ASIAN Terminals, Inc (ATI) doubled its net income to P1.665 billion in the first nine months of the year from P828.8 million in the same period last year.

Total revenues grew 23.6% to P3.407 billion from P2.756 billion year on year.

Revenue from port operations accounted for P3.326 billion of the total, 23.2% more than last year’s P2.701 billion. Non-port revenues jumped 45.7% to P81.2 million from P55.7 million in the same period last year.

Income from continuing operations soared 61.6% to P1.188 billion versus P735.5 million of last year.

Revenues from international container terminal operations of the South Harbor were higher by 21.6% and international non-container by 69.4% due to increased trade at the Port of Manila.

Income from South Harbor domestic terminal operations also grew 24.6% and from Port of Batangas Phase I operations by 16.9%.

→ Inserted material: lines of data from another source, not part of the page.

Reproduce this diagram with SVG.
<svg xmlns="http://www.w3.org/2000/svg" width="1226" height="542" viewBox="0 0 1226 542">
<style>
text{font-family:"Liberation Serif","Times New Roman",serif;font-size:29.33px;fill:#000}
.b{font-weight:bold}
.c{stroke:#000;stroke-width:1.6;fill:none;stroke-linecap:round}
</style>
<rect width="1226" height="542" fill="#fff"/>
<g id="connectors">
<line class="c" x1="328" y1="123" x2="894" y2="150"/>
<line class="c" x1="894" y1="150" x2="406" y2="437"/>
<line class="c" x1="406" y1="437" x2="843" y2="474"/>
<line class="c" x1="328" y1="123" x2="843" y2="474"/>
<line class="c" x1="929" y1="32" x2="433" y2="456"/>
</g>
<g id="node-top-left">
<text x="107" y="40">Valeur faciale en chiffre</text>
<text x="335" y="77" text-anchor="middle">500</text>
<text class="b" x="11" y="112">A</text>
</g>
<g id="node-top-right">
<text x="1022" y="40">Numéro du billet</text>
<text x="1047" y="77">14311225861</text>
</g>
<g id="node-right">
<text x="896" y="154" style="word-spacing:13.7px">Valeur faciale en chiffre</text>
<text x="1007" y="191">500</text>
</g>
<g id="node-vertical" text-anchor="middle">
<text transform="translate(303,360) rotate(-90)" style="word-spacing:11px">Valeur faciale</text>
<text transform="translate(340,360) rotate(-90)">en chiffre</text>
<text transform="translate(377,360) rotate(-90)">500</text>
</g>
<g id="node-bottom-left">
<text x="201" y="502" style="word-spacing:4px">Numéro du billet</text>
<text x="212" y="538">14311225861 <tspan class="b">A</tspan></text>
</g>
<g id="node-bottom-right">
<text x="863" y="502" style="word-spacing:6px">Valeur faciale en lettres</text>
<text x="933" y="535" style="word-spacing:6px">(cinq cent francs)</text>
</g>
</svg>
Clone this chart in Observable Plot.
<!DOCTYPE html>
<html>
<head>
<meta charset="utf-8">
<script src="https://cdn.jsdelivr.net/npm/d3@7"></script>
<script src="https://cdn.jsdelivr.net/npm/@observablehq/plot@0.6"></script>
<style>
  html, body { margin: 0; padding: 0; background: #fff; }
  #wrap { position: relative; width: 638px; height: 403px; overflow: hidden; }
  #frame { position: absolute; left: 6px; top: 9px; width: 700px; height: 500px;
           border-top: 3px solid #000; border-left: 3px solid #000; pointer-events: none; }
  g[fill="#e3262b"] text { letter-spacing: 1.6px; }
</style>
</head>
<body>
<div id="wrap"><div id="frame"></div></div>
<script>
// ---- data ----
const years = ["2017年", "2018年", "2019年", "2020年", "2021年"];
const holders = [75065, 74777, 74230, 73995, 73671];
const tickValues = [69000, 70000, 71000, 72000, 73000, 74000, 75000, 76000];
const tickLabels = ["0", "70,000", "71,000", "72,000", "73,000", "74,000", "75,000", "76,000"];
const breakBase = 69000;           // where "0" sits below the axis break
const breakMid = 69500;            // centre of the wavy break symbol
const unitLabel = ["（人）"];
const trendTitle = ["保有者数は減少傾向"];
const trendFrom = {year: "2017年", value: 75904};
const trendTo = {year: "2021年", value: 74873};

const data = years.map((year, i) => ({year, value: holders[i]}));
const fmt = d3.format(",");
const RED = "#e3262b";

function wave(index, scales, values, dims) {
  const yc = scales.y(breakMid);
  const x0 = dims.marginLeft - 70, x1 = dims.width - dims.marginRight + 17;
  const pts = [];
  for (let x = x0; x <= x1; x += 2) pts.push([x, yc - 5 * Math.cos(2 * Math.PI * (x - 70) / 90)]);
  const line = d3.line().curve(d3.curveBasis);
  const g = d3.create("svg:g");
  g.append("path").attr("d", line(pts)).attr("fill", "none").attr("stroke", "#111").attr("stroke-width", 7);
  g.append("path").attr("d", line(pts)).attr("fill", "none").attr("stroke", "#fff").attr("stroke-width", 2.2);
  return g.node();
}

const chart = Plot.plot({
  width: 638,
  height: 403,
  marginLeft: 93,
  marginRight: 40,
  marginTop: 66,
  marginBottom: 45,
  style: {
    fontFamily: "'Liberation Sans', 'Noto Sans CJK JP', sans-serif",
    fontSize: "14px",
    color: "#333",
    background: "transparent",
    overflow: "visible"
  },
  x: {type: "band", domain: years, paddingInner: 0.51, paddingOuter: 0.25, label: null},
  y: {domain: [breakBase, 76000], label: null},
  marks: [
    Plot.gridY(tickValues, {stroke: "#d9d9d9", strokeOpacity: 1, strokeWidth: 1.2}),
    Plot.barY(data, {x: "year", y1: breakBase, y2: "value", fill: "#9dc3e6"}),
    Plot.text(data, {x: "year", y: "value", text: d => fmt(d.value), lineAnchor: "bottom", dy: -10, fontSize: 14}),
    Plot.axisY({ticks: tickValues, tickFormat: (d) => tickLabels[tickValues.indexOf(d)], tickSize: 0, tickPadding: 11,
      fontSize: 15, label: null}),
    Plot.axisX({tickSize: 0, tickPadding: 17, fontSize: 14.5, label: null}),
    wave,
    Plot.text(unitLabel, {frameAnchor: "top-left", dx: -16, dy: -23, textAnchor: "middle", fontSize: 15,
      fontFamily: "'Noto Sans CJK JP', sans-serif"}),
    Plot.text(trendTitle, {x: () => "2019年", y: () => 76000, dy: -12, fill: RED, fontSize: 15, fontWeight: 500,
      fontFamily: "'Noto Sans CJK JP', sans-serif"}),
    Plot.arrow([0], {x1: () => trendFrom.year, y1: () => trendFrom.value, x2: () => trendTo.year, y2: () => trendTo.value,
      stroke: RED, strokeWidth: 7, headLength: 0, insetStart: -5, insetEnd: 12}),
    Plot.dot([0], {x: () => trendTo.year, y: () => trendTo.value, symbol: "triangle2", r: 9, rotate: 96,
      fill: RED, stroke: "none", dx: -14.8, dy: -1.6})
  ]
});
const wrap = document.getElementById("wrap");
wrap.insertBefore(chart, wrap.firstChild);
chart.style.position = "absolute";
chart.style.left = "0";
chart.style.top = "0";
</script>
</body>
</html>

Cost and expenses, meanwhile, rose 13% for the period in review to P1.770 billion from P1.566 billion. Labor costs increased 10.5% to P619 million from P560.6 million due to more volume that needed handling.

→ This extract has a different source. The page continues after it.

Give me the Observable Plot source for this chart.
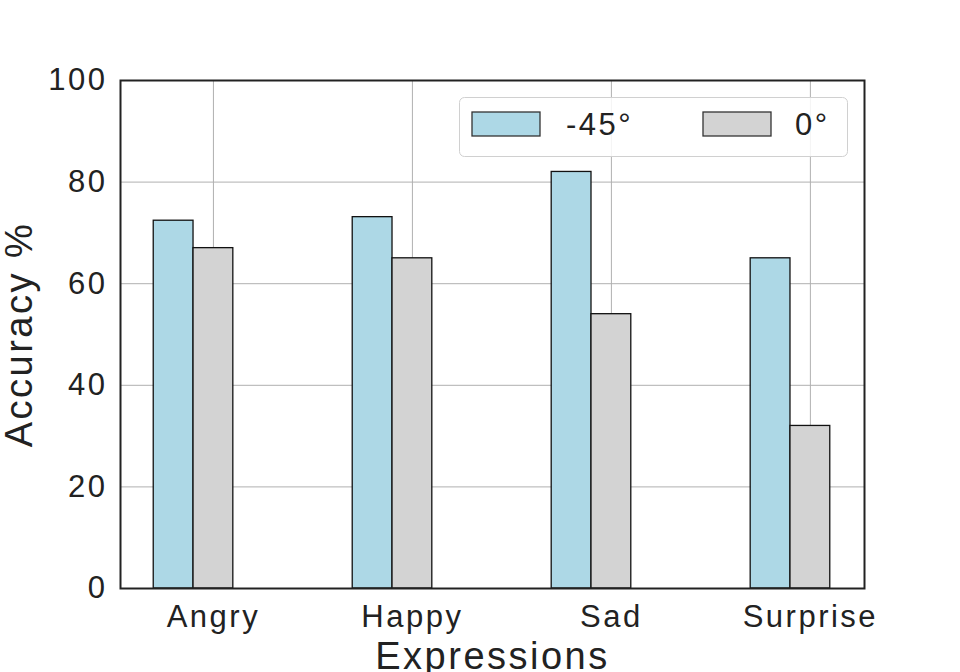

Higher expense on electricity, fuel and lubricants pushed up equipment running cost by 41% to P326.9 million from P231.8 million.

Other expenses for the period reached P315.2 million, up 36.9% from last year’s P230.2 million due to higher processing expenses such as brokerage, wharfage, security, health, environment and safety expenses and management fees, among others.

ATI also reported that on August 9, 2010, it concluded the sale of its shares in the outstanding capital stock of Mariveles Grain Corporation (MGC) to Philippine Grain International Corporation at a price in excess of the company’s recorded book value for MGC shares. ATI operated Mariveles Grains Terminal under its non-ports segment, on behalf of MGC.